Start Data section

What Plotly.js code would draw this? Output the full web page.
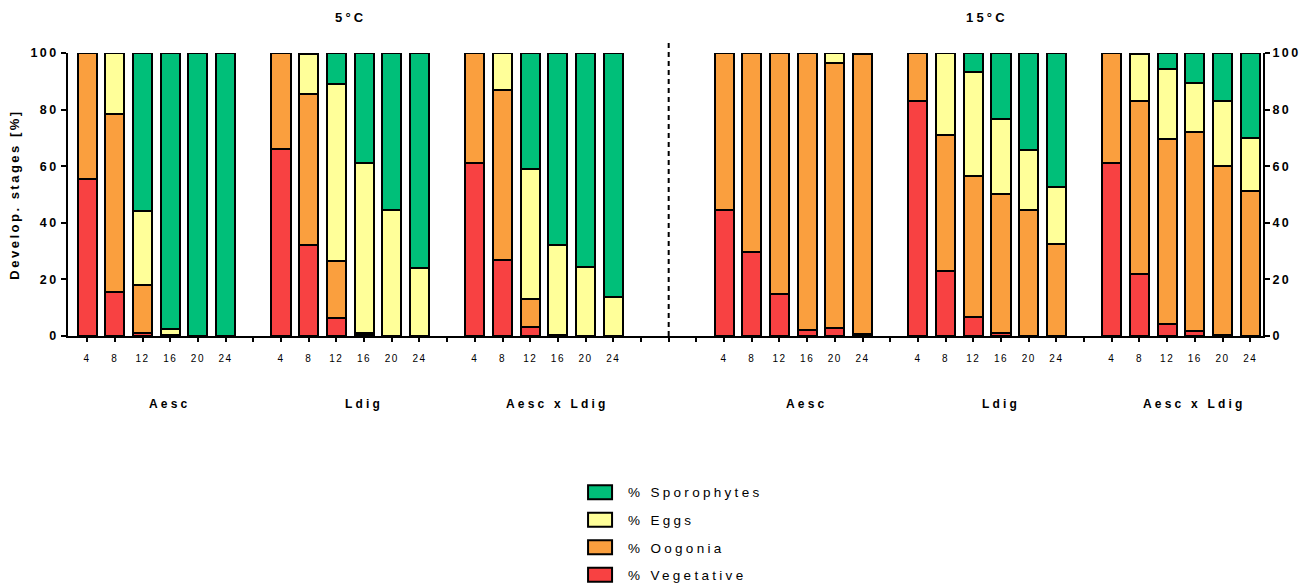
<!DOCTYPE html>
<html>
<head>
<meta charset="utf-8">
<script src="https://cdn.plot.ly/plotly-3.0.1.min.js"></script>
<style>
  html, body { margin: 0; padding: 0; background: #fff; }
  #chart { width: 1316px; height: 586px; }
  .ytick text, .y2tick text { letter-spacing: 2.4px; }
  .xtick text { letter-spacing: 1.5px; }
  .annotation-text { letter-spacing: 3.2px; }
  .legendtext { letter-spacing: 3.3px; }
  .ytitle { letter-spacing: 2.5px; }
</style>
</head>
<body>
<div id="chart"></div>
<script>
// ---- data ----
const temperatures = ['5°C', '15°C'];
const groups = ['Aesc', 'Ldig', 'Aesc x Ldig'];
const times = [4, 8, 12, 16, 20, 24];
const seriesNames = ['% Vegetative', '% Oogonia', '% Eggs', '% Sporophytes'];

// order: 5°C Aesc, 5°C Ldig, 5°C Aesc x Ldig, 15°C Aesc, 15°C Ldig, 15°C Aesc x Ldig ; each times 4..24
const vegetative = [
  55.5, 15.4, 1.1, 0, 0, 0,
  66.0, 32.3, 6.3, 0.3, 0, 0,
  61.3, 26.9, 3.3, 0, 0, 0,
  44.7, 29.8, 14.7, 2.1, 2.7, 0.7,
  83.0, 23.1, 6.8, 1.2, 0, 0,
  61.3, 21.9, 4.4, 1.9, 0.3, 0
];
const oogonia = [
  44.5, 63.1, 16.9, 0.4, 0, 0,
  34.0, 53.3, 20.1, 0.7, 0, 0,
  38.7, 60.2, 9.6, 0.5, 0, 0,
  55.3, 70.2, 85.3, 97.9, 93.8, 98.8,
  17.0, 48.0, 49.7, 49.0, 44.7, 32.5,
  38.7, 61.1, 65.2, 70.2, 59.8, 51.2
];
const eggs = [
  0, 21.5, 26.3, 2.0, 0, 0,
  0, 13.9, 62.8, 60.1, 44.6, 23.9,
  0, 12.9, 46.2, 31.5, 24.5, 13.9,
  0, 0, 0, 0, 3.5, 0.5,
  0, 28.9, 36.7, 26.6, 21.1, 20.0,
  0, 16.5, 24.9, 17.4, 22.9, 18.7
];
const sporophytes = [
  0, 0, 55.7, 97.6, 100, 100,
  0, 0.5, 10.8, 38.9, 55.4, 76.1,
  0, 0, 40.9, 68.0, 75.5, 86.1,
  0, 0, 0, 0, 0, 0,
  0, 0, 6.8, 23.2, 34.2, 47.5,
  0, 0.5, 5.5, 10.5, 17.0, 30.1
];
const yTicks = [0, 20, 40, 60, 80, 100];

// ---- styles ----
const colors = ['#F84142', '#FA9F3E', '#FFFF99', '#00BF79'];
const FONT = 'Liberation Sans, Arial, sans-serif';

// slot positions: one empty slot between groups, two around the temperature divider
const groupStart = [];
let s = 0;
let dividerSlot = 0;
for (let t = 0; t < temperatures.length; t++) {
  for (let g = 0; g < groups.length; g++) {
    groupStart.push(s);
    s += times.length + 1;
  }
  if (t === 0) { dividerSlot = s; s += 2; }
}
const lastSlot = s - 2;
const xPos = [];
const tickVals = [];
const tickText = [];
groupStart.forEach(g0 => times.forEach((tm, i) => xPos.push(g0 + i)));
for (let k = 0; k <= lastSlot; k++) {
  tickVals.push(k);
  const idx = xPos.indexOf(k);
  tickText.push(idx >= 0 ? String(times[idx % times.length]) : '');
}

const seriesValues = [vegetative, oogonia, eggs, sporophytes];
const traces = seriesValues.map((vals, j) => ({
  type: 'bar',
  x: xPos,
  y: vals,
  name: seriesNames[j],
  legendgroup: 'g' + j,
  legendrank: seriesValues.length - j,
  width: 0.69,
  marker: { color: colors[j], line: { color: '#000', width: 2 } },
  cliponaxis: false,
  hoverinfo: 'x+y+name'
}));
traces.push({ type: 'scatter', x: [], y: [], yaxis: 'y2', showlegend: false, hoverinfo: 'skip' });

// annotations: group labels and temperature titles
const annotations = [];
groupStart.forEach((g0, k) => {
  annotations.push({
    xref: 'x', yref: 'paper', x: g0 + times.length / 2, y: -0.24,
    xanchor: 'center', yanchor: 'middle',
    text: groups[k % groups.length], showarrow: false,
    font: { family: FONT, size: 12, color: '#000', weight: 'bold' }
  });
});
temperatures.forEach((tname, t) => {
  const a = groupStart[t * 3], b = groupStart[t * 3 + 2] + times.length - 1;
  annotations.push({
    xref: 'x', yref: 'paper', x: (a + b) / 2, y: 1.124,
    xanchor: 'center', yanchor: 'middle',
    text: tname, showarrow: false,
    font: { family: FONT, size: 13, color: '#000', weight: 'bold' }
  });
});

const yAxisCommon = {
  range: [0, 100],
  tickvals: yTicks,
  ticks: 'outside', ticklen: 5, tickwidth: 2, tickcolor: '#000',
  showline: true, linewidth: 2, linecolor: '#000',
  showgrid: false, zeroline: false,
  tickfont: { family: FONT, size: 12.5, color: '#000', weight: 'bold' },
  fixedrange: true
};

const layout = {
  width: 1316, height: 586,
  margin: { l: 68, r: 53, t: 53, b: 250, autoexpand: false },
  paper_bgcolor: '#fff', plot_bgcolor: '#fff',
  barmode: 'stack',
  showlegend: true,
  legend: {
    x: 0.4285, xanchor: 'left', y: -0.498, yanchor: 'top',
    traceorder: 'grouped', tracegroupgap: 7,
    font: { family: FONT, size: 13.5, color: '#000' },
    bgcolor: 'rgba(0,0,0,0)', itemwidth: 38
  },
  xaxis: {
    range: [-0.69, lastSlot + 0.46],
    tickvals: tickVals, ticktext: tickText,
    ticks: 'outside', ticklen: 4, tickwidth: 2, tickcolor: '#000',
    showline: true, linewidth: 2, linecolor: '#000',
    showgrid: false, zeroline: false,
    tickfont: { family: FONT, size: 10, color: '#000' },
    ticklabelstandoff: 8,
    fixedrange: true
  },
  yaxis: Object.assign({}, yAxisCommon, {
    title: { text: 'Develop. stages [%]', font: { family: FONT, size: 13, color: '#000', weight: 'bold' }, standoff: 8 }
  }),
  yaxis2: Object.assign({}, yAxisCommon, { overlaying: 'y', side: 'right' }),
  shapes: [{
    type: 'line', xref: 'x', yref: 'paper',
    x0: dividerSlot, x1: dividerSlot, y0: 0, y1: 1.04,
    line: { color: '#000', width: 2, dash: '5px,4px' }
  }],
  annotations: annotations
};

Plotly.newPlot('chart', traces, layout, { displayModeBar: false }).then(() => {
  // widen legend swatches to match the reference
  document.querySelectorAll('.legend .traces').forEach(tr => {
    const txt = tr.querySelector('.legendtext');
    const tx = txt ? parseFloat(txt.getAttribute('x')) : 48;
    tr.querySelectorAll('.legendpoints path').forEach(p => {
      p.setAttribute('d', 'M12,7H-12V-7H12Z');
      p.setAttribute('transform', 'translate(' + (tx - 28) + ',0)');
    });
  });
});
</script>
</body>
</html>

End Data section

- _What to do_
Starting at the first line of the material, output exactly the lines up to and including the one with "const seriesNames = ['%". Do not include the pictures.

- _Task response_
What Plotly.js code would draw this? Output the full web page.
<!DOCTYPE html>
<html>
<head>
<meta charset="utf-8">
<script src="https://cdn.plot.ly/plotly-3.0.1.min.js"></script>
<style>
  html, body { margin: 0; padding: 0; background: #fff; }
  #chart { width: 1316px; height: 586px; }
  .ytick text, .y2tick text { letter-spacing: 2.4px; }
  .xtick text { letter-spacing: 1.5px; }
  .annotation-text { letter-spacing: 3.2px; }
  .legendtext { letter-spacing: 3.3px; }
  .ytitle { letter-spacing: 2.5px; }
</style>
</head>
<body>
<div id="chart"></div>
<script>
// ---- data ----
const temperatures = ['5°C', '15°C'];
const groups = ['Aesc', 'Ldig', 'Aesc x Ldig'];
const times = [4, 8, 12, 16, 20, 24];
const seriesNames = ['% Vegetative', '% Oogonia', '% Eggs', '% Sporophytes'];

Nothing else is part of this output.